Un autre ami le décrit dans ces mots:

«C'était un gars travaillant et souriant, toujours prêt à aider un de ses proches. Il était dévoué pour son fils et il a toujours été là pour sa famille. C'est de cette façon que je le connaissais. Un mec vraiment cultivé, entre autres.»

Des amis, il en a perdu beaucoup dans la dernière année. «Les gens se sont détournés de lui en pensant qu'il était fou», confie un proche. «Nous nous sommes éloignés de lui quand il s'est converti», confirme Yanik Lacas, qui habite le même quartier que la famille Rouleau.

C'est qu'il avait complètement changé.

Conspirations

Il y a environ deux ans, l'homme a commencé à s'intéresser aux théories conspirationnistes. «Il s'est mis à lire sur les Illuminati et à fouiller toutes les histoires de conspirations sur internet», raconte un ami. Pourquoi cet intérêt soudain?

«Martin s'est vraiment souvent fait décevoir par l'humain. À un moment donné, il a voulu comprendre pourquoi il y avait tant de merde dans le monde.» Il aurait notamment été déçu par des amis à qui il avait donné du travail dans son entreprise.

De fil en aiguille, il s'est mis à haïr le capitalisme, le «crédit» et toutes ces choses que remettent en question les théories du complot. «Toutes les mêmes choses que détestent les islamistes, dit son ami. Il a été brainwashé par internet».

Dans la dernière année, il est devenu plus radical. «Il a toujours été quelqu'un d'intense, alors ç'a été vite.»

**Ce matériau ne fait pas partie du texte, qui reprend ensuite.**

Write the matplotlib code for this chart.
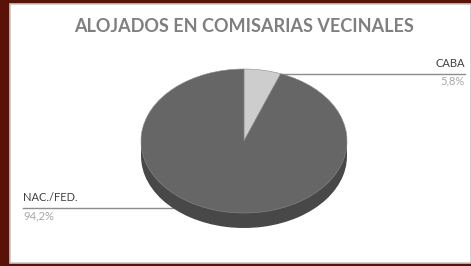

Son père, Gilles Rouleau, avait commencé à s'inquiéter de la conversion de son fils, selon un voisin, qui voyait parfois le jeune homme «faire des prières». Le voisin raconte que Martin Rouleau «planifiait d'aller» au Moyen-Orient bientôt. Joint par La Presse, Gilles Rouleau a décliné notre demande d'entrevue. Les enquêteurs de la Sûreté du Québec ont passé plusieurs heures chez lui, hier soir. Ils y étaient toujours au moment de mettre sous presse.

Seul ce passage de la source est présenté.